Dot #1: the Iron Lady’s warning   

“We beat the Germans twice, and now they’re back,” said Margaret Thatcher. She never wanted a unified Germany, and in 1989 told Mikhail Gorbachev that it “would lead to a change to postwar borders, and we cannot allow that because such a development would undermine the whole international situation and could endanger our security.”

In a long phone conversation with President Bush on February 24, 1990, Thatcher emphasized that Germany had to remain in NATO and that the Soviet Union must not be made to feel isolated. She saw how the balance of power in Europe might change overnight, and warned that “looking well into the future, only the Soviet Union―or its successor―could provide such a balance”. 

“I do not believe in collective guilt,” she said. “It is individuals who are morally accountable for their actions. But I do believe in national character, which is molded by a range of complex factors.”

Dot # 2: Germany rearms as the EU

‘We must fight for our future’ – Angela Merkel

German Chancellor Angela Merkel and other Europhile politicians have pushed forward with an aggressive campaign to militarize the European Union. These plans have at times been kept from European citizens in certain states. The new EU Army appears to be supplied at least in part by NATO, which currently is being affected by corruption scandals and the death of its Chief Auditor.
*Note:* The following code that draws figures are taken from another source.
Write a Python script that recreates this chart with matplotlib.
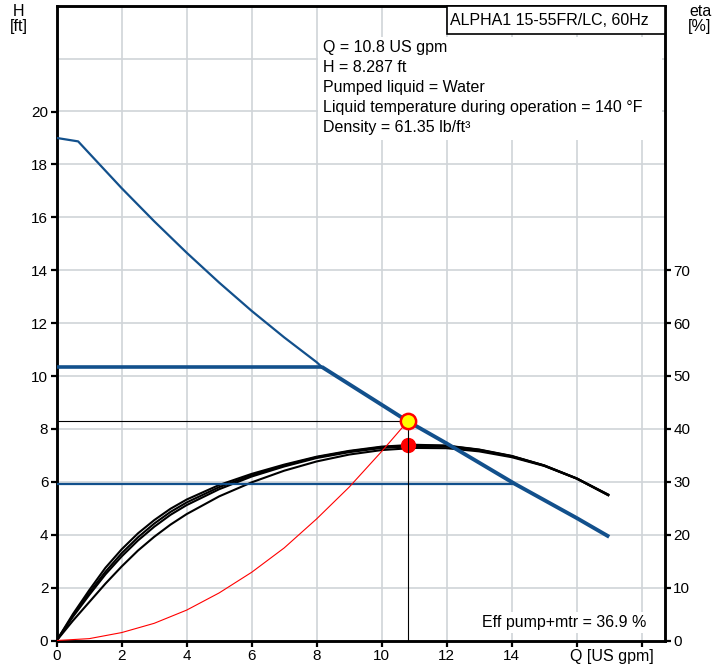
import matplotlib
matplotlib.use("Agg")
import matplotlib.pyplot as plt
from matplotlib.patches import Rectangle

plt.rcParams['font.family'] = ['Liberation Sans', 'DejaVu Sans']
plt.rcParams['font.size'] = 11.5

# ---------------- data ----------------
pump_q_low = [0, 0.66, 1, 2, 3, 4, 5, 6, 7, 8, 8.15]
pump_h_low = [19.0, 18.87, 18.42, 17.1, 15.85, 14.66, 13.53, 12.46, 11.46, 10.52, 10.35]
pump_q_high = [8.15, 10.8, 12, 14.1, 16, 17.0]
pump_h_high = [10.35, 8.29, 7.45, 5.92, 4.63, 3.92]

max_line_q = [0, 8.15]
max_line_h = [10.35, 10.35]
min_line_q = [0, 14.1]
min_line_h = [5.92, 5.92]

eta_q = [0, 0.5, 1, 1.5, 2, 2.5, 3, 3.5, 4, 5, 6, 7, 8, 9, 10, 11, 12, 13, 14, 15, 16, 17.0]
eta_c1 = [0, 5.0, 9.5, 13.75, 17.25, 20.25, 22.75, 24.9, 26.65, 29.4, 31.5, 33.25, 34.75,
          35.85, 36.65, 37.0, 36.85, 36.1, 34.9, 33.1, 30.65, 27.5]
eta_c2 = [0, 4.75, 9.0, 13.0, 16.5, 19.5, 22.1, 24.3, 26.1, 29.0, 31.25, 33.1, 34.65,
          35.75, 36.55, 36.9, 36.8, 36.05, 34.85, 33.1, 30.65, 27.45]
eta_c3 = [0, 4.5, 8.6, 12.5, 15.9, 18.9, 21.5, 23.75, 25.6, 28.6, 31.0, 32.9, 34.5,
          35.6, 36.4, 36.75, 36.65, 35.95, 34.8, 33.05, 30.6, 27.4]
eta_c4 = [0, 3.75, 7.25, 10.75, 14.0, 17.0, 19.6, 21.9, 23.9, 27.25, 29.9, 32.1, 33.85,
          35.15, 36.0, 36.4, 36.35, 35.75, 34.65, 33.0, 30.6, 27.35]

sys_q = [0, 1, 2, 3, 4, 5, 6, 7, 8, 9, 10, 10.8]
sys_h = [0, 0.07, 0.3, 0.65, 1.15, 1.8, 2.58, 3.5, 4.6, 5.8, 7.15, 8.287]

op_q = 10.8
op_h = 8.287
op_eta = 36.9

x_ticks = [0, 2, 4, 6, 8, 10, 12, 14, 16, 18]
x_ticklabels = ['0', '2', '4', '6', '8', '10', '12', '14', '', '']
h_ticks = [0, 2, 4, 6, 8, 10, 12, 14, 16, 18, 20]
h_grid = [0, 2, 4, 6, 8, 10, 12, 14, 16, 18, 20, 22]
eta_ticks = [0, 10, 20, 30, 40, 50, 60, 70]

info_lines = ["Q = 10.8 US gpm", "H = 8.287 ft", "Pumped liquid = Water",
              "Liquid temperature during operation = 140 °F", "Density = 61.35 lb/ft³"]
title_text = "ALPHA1 15-55FR/LC, 60Hz"
eff_text = "Eff pump+mtr = 36.9 %"

# ---------------- figure ----------------
W, H = 728, 668
fig = plt.figure(figsize=(W / 100, H / 100), dpi=100)
x0, x1, y0, y1 = 56.7, 665, 640.5, 5.7
PX_Q, PX_H = 32.5, 26.45
ax = fig.add_axes([x0 / W, (H - y0) / H, (x1 - x0) / W, (y0 - y1) / H])
ax2 = ax.twinx()
ax.set_zorder(ax2.get_zorder() + 1)
ax.patch.set_visible(False)
ax2.patch.set_visible(True)
ax2.patch.set_facecolor('white')

xmax = (x1 - x0) / PX_Q
ax.set_xlim(0, xmax)
ax.set_ylim(0, 24)
ax2.set_ylim(0, 120)

def qx(px):
    return (px - x0) / PX_Q

def hy(py):
    return (y0 - py) / PX_H

gridc = '#d0d4d8'
for xv in x_ticks[1:]:
    ax2.axvline(xv, color=gridc, lw=1.2, zorder=0)
for hv in h_grid[1:]:
    ax2.axhline(hv * 5, color=gridc, lw=1.2, zorder=0)

# efficiency curves
for c in (eta_c4, eta_c3, eta_c2, eta_c1):
    ax2.plot(eta_q, c, color='black', lw=1.5, zorder=2, solid_capstyle='butt',
             solid_joinstyle='round')

blue = '#12508c'
ax.plot(max_line_q, max_line_h, color=blue, lw=2.6, zorder=3, solid_capstyle='butt')
ax.plot(min_line_q, min_line_h, color=blue, lw=1.6, zorder=3, solid_capstyle='butt')
ax.plot(pump_q_low, pump_h_low, color=blue, lw=1.6, zorder=3)
ax.plot(pump_q_high, pump_h_high, color=blue, lw=2.8, zorder=3, solid_capstyle='butt')

# system curve
ax.plot(sys_q, sys_h, color='#ff0000', lw=0.8, zorder=4)

# operating point lines
ax.plot([0, op_q], [op_h, op_h], color='black', lw=0.8, zorder=4)
ax.plot([op_q, op_q], [0, op_h], color='black', lw=0.8, zorder=4)

ax2.plot([op_q], [op_eta], 'o', color='#ff0000', ms=10, zorder=5)
ax.plot([op_q], [op_h], 'o', markerfacecolor='#ffff00', markeredgecolor='#ff0000',
        markeredgewidth=1.8, ms=11, zorder=6)

# ticks
ax.set_xticks(x_ticks)
ax.set_xticklabels(x_ticklabels)
ax.set_yticks(h_ticks)
ax2.set_yticks(eta_ticks)
for a in (ax, ax2):
    a.tick_params(direction='out', length=4, width=1.6, labelsize=11, pad=2)
    for s in a.spines.values():
        s.set_linewidth(1.8)
        s.set_color('black')

# title box
bx0 = qx(447)
ax.add_patch(Rectangle((bx0, hy(34)), xmax - bx0, 24 - hy(34), facecolor='white',
                       edgecolor='black', lw=1.2, zorder=7, clip_on=False))
ax.text(qx(450), hy(20), title_text, ha='left', va='center', zorder=8)

# info block
ax.add_patch(Rectangle((qx(318), hy(140)), (662 - 318) / PX_Q, (140 - 37) / PX_H,
                       facecolor='white', edgecolor='none', zorder=1))
for i, line in enumerate(info_lines):
    ypix = 47 + i * 20.2
    ax.text(qx(323), hy(ypix), line, ha='left', va='center', zorder=8)

# efficiency text
ax.add_patch(Rectangle((qx(478), hy(633)), (652 - 478) / PX_Q, (633 - 612) / PX_H,
                       facecolor='white', edgecolor='none', zorder=1))
ax.text(qx(646), hy(622), eff_text, ha='right', va='center', zorder=8)

# axis labels
fig.text(19 / W, 1 - 12 / H, "H", ha='center', va='center')
fig.text(19 / W, 1 - 27 / H, "[ft]", ha='center', va='center')
fig.text(700 / W, 1 - 12 / H, "eta", ha='center', va='center')
fig.text(700 / W, 1 - 27 / H, "[%]", ha='center', va='center')
fig.text(612 / W, 1 - 657 / H, "Q [US gpm]", ha='center', va='center')

fig.savefig("out.png", dpi=100)
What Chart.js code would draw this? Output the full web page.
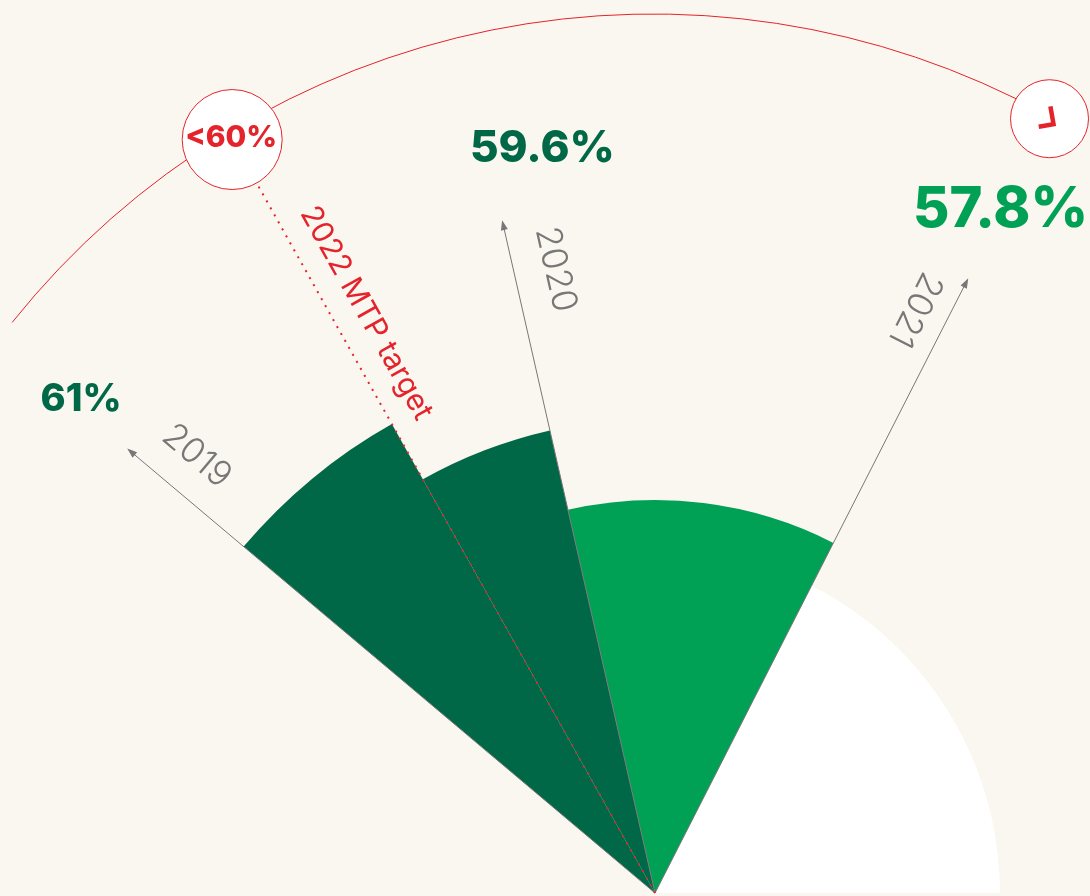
<!DOCTYPE html>
<html><head><meta charset="utf-8">
<script src="https://cdn.jsdelivr.net/npm/chart.js@4/dist/chart.umd.min.js"></script>
<style>
html,body{margin:0;padding:0;width:1090px;height:896px;overflow:hidden;background:#faf6f0;}
canvas{position:absolute;left:0;top:0;display:block}
</style></head><body>
<canvas id="c" width="1310" height="1786"></canvas>
<script>
// ---- data ----
const years = ['2019', '2020', '2021'];
const shareValues = [61, 59.6, 57.8];
const valueLabels = ['61%', '59.6%', '57.8%'];
const sweepDeg = [20.6, 16.5, 39.8];
const targetLabel = '2022 MTP target';
const targetValueLabel = '<60%';

// ---- styles ----
const DARK = '#006847', BRIGHT = '#00a055', RED = '#e4232b', GREY = '#777777';
const sliceColors = [DARK, DARK, BRIGHT];
const valueColors = [DARK, DARK, BRIGHT];
const valueFontSize = [38, 44, 56];
const valueLabelDelta = [0.6, 4.2, -0.15];   // deg offset from axis
const valueLabelR = [757, 753, 765];
const yearLabelR = [632, 630, 638];
const yearLabelOff = [39, 41, -33];
const rad = d => d * Math.PI / 180;

function rotText(ctx, text, x, y, rot, font, color) {
  ctx.save();
  ctx.translate(x, y); ctx.rotate(rot);
  ctx.font = font; ctx.fillStyle = color;
  ctx.textAlign = 'center'; ctx.textBaseline = 'middle';
  ctx.fillText(text, 0, 0);
  ctx.restore();
}

const decoPlugin = {
  id: 'deco',
  beforeDatasetsDraw(chart) {
    const s = chart.scales.r, ctx = chart.ctx;
    const cx = s.xCenter, cy = s.yCenter;
    const arcs = chart.getDatasetMeta(0).data;
    ctx.save();
    ctx.fillStyle = '#ffffff';
    ctx.beginPath();
    ctx.moveTo(cx, cy);
    ctx.arc(cx, cy, 345, arcs[arcs.length - 1].startAngle, Math.PI * 2);
    ctx.closePath();
    ctx.fill();
    ctx.restore();
  },
  afterDatasetsDraw(chart) {
    const s = chart.scales.r, ctx = chart.ctx;
    const cx = s.xCenter, cy = s.yCenter;
    const arcs = chart.getDatasetMeta(0).data;
    const axisAngles = [arcs[0].startAngle, arcs[1].endAngle, arcs[2].endAngle];
    const targetAngle = arcs[0].endAngle;
    ctx.save();

    // grey axis arrows
    const L = 688;
    axisAngles.forEach(a => {
      const ex = cx + L * Math.cos(a), ey = cy + L * Math.sin(a);
      ctx.strokeStyle = GREY; ctx.lineWidth = 1;
      ctx.beginPath(); ctx.moveTo(cx, cy); ctx.lineTo(ex, ey); ctx.stroke();
      const ux = Math.cos(a), uy = Math.sin(a), px = -uy, py = ux;
      ctx.fillStyle = GREY;
      ctx.beginPath();
      ctx.moveTo(ex + ux * 2, ey + uy * 2);
      ctx.lineTo(ex - ux * 8 + px * 3.5, ey - uy * 8 + py * 3.5);
      ctx.lineTo(ex - ux * 8 - px * 3.5, ey - uy * 8 - py * 3.5);
      ctx.closePath(); ctx.fill();
    });

    // dotted target line
    const targetR = 864, targetCircleR = 50;
    ctx.strokeStyle = RED; ctx.lineWidth = 2;
    ctx.setLineDash([2, 6]);
    ctx.beginPath();
    ctx.moveTo(cx, cy);
    ctx.lineTo(cx + (targetR - targetCircleR) * Math.cos(targetAngle), cy + (targetR - targetCircleR) * Math.sin(targetAngle));
    ctx.stroke();
    ctx.setLineDash([]);

    // big red arc
    ctx.strokeStyle = RED; ctx.lineWidth = 1;
    ctx.beginPath();
    ctx.arc(cx - 2, cy - 59, 820, rad(-141.4), rad(-61.3));
    ctx.stroke();

    // target circle
    const tx = cx + targetR * Math.cos(targetAngle), ty = cy + targetR * Math.sin(targetAngle);
    ctx.fillStyle = '#ffffff'; ctx.strokeStyle = RED; ctx.lineWidth = 1;
    ctx.beginPath(); ctx.arc(tx, ty, targetCircleR, 0, Math.PI * 2); ctx.fill(); ctx.stroke();
    ctx.font = '800 30px Inter'; ctx.fillStyle = RED;
    ctx.textAlign = 'center'; ctx.textBaseline = 'middle';
    ctx.fillText(targetValueLabel, tx - 1, ty - 2);

    // arrow circle at 2021 direction
    const a3 = axisAngles[2], R3 = 869;
    const ox = cx + R3 * Math.cos(a3), oy = cy + R3 * Math.sin(a3);
    ctx.fillStyle = '#ffffff'; ctx.strokeStyle = RED; ctx.lineWidth = 1;
    ctx.beginPath(); ctx.arc(ox, oy, 39, 0, Math.PI * 2); ctx.fill(); ctx.stroke();
    ctx.save();
    ctx.translate(ox, oy); ctx.rotate(rad(-10));
    ctx.strokeStyle = RED; ctx.lineWidth = 4.5; ctx.lineJoin = 'miter'; ctx.lineCap = 'butt';
    ctx.beginPath(); ctx.moveTo(3, -12); ctx.lineTo(3, 6); ctx.lineTo(-12, 6); ctx.stroke();
    ctx.restore();

    // target label
    {
      const a = targetAngle, r = 647, off = 32;
      const x = cx + r * Math.cos(a) - off * Math.sin(a);
      const y = cy + r * Math.sin(a) + off * Math.cos(a);
      rotText(ctx, targetLabel, x, y, a + Math.PI, '400 30px Inter', RED);
    }

    // year labels
    axisAngles.forEach((a, i) => {
      const r = yearLabelR[i], off = yearLabelOff[i];
      const x = cx + r * Math.cos(a) - off * Math.sin(a);
      const y = cy + r * Math.sin(a) + off * Math.cos(a);
      rotText(ctx, years[i], x, y, a + Math.PI, '300 35px Inter', GREY);
    });

    // value labels
    axisAngles.forEach((a0, i) => {
      const a = a0 + rad(valueLabelDelta[i]), r = valueLabelR[i];
      const x = cx + r * Math.cos(a), y = cy + r * Math.sin(a);
      rotText(ctx, valueLabels[i], x, y, 0, '800 ' + valueFontSize[i] + 'px Inter', valueColors[i]);
    });
    ctx.restore();
  }
};

new Chart(document.getElementById('c'), {
  type: 'polarArea',
  data: {
    labels: years,
    datasets: [{
      data: shareValues,
      backgroundColor: sliceColors,
      borderWidth: 0,
      angle: (c) => sweepDeg[c.dataIndex]
    }]
  },
  options: {
    responsive: false,
    animation: false,
    devicePixelRatio: 1,
    layout: { padding: 0 },
    plugins: { legend: { display: false }, tooltip: { enabled: false } },
    scales: {
      r: {
        min: 49.12, max: 63.59,
        startAngle: -49.9,
        grid: { display: false },
        angleLines: { display: false },
        ticks: { display: false },
        pointLabels: { display: false }
      }
    }
  },
  plugins: [decoPlugin]
});
</script>
</body></html>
That’s the sense in which we’re to understand Merkel’s beer hall speech, in which she said Europe would have to look after itself, apart from America. “The era in which we could fully rely on others is over to some extent,” she said. “We have to know that we must fight for our future on our own, for our destiny as Europeans.” Merkel pointedly mentioned not only the United States but also Britain as friends now going their separate ways from Europe.

Until now steps towards a European defense and security union have been blocked by some member states, in particular the United Kingdom. Its looming EU departure, however, has seen renewed efforts by Berlin and Paris to revive the issue. We can now expect President Trump to demand that Brussels abandons plans for an EU Army if it wants the United States is to continue its support for NATO.

Dot # 3:  The French Connection

Merkel went out of her way to express her preference for Emmanuel Macron in the French election. “I don’t have the slightest doubt that Emmanuel Macron will be a strong president if he’s elected, which I would wish for,” said Merkel. The German-French partnership is “indispensable” for Europe.

Dot # 4:  A Fourth Reich with nukes?

The editors of the Frankfurter Allgemeine Zeitung, a conservative newspaper, opined that it was time to contemplate “the altogether unthinkable for a German brain, the question of a nuclear deterrence capability…” Roderich Kiesewetter, a foreign-policy expert in the Christian Democratic Union, the party of Chancellor Angela Merkel, chimed in to say there should be no “thought taboos” about nuclear weapons. The country’s respected weekly Die Zeit followed up with a stark warning that Germany could either ignore the changing times or quickly buy into the Force de Frappe, France’s nuclear force.

Although all this seems remote, it should be worrying for the rest of the world. Remember that this debate is happening in a country that set fire to the world twice in the last century. Since the devastating experience of the Third Reich, Germany has worked hard to recover a sense of moral credibility, asking for forgiveness from its many victims and seeking atonement. Given its history, it is miraculous that the country is so respected across the world today.

More dots will be forthcoming. Of that we can be sure.